Safety

There is little safe about building any of the common types of massless speaker. You need to be very aware of the disadvantages of these transducers before you start any work on them. It is possible to address all of these safety issues and create a perfectly safe end product but it adds a lot to the difficulty of their design.

High Voltage

The most obvious disadvantage. Most plasma designs use quite high voltages - typically a few thousand and sometimes in the 10's of thousands of volts. Not only is there high voltage, but some designs also have the power available to deliver considerable current. If you don't know how to behave when working on high voltage circuitry do not attempt to build or use these devices. And you don't escape all safety concerns by using lasers to create the plasma instead.

With suitable insulation and screening having high voltage inside a product need not make it unsafe at all.  These speakers do need some access to the air in order to create sound, this open area can either be small and recessed enough to be untouchable or surrounded by a grounded metal mesh screen.

Toxic Gases

All plasma designs in air have the capacity to produce Ozone. Corona/ion wind designs using corona discharges are particularly efficient at producing it. Ozone is an invisible unstable form of oxygen (O3) which lasts around 20 minutes after being produced before breaking back down to O2. It smells quite refreshing, like a thunderstorm has been through the room, and is invisible. It is highly reactive and in high concentrations will degrade the cell walls of living things, including those in your lungs. An often quoted reference is that designer Nelson Pass successfully damaged his lungs when demonstrating his ion speaker and needed a visit to hospital.

As it is so reactive ozone can be readily catalysed back to O2.  Also if there is no oxygen present then no ozone is produced.

Ozone is the most commonly cited form of gas produced, but there is a much more toxic gas produced that is harder to detect and remove.

Plasma arcs, especially glow discharges, are very efficient at producing Nitrogen Oxides (the plasma combines the nitrogen and oxygen in the air), known as NOx and includes Nitrogen Oxide (NO) and Nitrogen Dioxide (NO2) (perhaps some less toxic Nitrous Oxide (N2O) as well).
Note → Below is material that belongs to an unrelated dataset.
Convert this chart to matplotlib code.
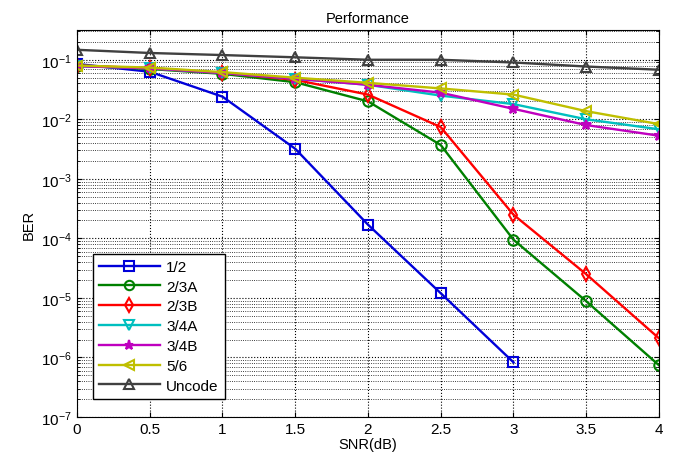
import matplotlib
matplotlib.use("Agg")
import matplotlib.pyplot as plt
from matplotlib.ticker import NullFormatter, FixedLocator
import numpy as np

snr = [0, 0.5, 1, 1.5, 2, 2.5, 3, 3.5, 4]
snr_half = [0, 0.5, 1, 1.5, 2, 2.5, 3]

ber_12 = [0.085, 0.063, 0.024, 0.0032, 1.7e-4, 1.2e-5, 8.3e-7]
ber_23a = [0.08, 0.07, 0.058, 0.042, 0.02, 0.0037, 9.5e-5, 8.8e-6, 7.4e-7]
ber_23b = [0.08, 0.072, 0.06, 0.046, 0.026, 0.0074, 2.5e-4, 2.5e-5, 2.1e-6]
ber_34a = [0.078, 0.072, 0.06, 0.048, 0.038, 0.025, 0.018, 0.0100, 0.0068]
ber_34b = [0.078, 0.072, 0.06, 0.048, 0.038, 0.028, 0.015, 0.0080, 0.0053]
ber_56 = [0.08, 0.074, 0.062, 0.05, 0.041, 0.033, 0.026, 0.0137, 0.0083]
ber_unc = [0.147, 0.13, 0.12, 0.11, 0.1, 0.1, 0.09, 0.077, 0.068]

labels = ["1/2", "2/3A", "2/3B", "3/4A", "3/4B", "5/6", "Uncode"]
y_ticks = [1e-7, 1e-6, 1e-5, 1e-4, 1e-3, 1e-2, 1e-1]

plt.rcParams['font.family'] = ['Liberation Sans', 'DejaVu Sans']

fig = plt.figure(figsize=(6.79, 4.64), dpi=100)
ax = fig.add_axes([0.1134, 0.0991, 0.8571, 0.8341])

series = [
    (snr_half, ber_12, (0, 0, 0.85), 's', 'none'),
    (snr, ber_23a, (0, 0.5, 0), 'o', 'none'),
    (snr, ber_23b, (1, 0, 0), 'd', 'none'),
    (snr, ber_34a, (0, 0.75, 0.75), 'v', 'none'),
    (snr, ber_34b, (0.75, 0, 0.75), '*', None),
    (snr, ber_56, (0.75, 0.75, 0), '<', 'none'),
    (snr, ber_unc, (0.25, 0.25, 0.25), '^', 'none'),
]
for (x, y, c, m, mfc), lab in zip(series, labels):
    kw = dict(color=c, marker=m, linewidth=1.7, markersize=7.5, markeredgewidth=1.5, label=lab)
    if mfc is not None:
        kw['markerfacecolor'] = mfc
    ax.semilogy(x, y, **kw)

ax.set_xlim(0, 4)
ax.set_ylim(1e-7, 10 ** -0.5)
ax.set_xticks([0, 0.5, 1, 1.5, 2, 2.5, 3, 3.5, 4])
ax.set_xticklabels(["0", "0.5", "1", "1.5", "2", "2.5", "3", "3.5", "4"])
ax.set_yticks(y_ticks)
minor = [m * d for d in y_ticks for m in range(2, 10) if m * d <= 10 ** -0.5]
ax.yaxis.set_minor_locator(FixedLocator(minor))
ax.yaxis.set_minor_formatter(NullFormatter())
ax.grid(True, which='major', linestyle=':', color='black', linewidth=0.8)
ax.grid(True, which='minor', linestyle=':', color='black', linewidth=0.6)
ax.tick_params(which='both', direction='in', top=True, right=True, labelsize=11)
ax.set_title("Performance", fontsize=10.5)
ax.set_xlabel("SNR(dB)", fontsize=10.5, labelpad=1)
ax.set_ylabel("BER", fontsize=10.5)

leg = ax.legend(loc='lower left', bbox_to_anchor=(0.027, 0.047), fontsize=11,
                fancybox=False, edgecolor='black', framealpha=1, borderaxespad=0,
                handlelength=4.0, handletextpad=0.4, labelspacing=0.38,
                markerscale=0.9, borderpad=0.4)
leg.get_frame().set_linewidth(1.0)

fig.savefig("out.png", dpi=100)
These are far worse than ozone.  NO2 is a brown gas with a harsh smell, but at lethal concentrations in air it is not visible and is odourless.

Amongst its effects are that it converts into nitric acid with the moisture of your lungs and eats them away, as well as entering the bloodstream and causing cancer. NOx is one of the emissions that is now restricted on car exhausts by using catalytic converters - you don't want it in your house.

The larger and more powerful the plasma arc, the more NOx is produced and in a small room the levels can build up quite quickly. You can't smell it or see it but it will stream upwards from a hot plasma. I have used a digital NOx meter to detect levels around a large plasma and it is off the scale above the plasma.  After 15 minutes concentrations in a small room are above safe levels. Designs like the Hill Plasmatronic used an inert gas to try and get around the gas problems, with no oxygen or nitrogen to combine together no NOx is produced.

Ultraviolet

The plasma arcs can emit ultraviolet light. It measures at a very low level, barely registering, on standard glow discharge plasmas with a UV light meter, even on a large arc there is far more UV from sunlight. On a high current arc discharge the UV levels can be dangerous in the same way as arc welding - causing burning of the retina and skin damage after long exposure.

X-Rays

High voltage sources can be used as X-ray emitters. However, there has to be very special circumstances, including specific electrodes and the use of a vacuum, for X-rays to be produced. I have also measured various forms of these speakers with a Geiger counter with no result, but it is something to keep in mind when working with voltages in the 10s of kV.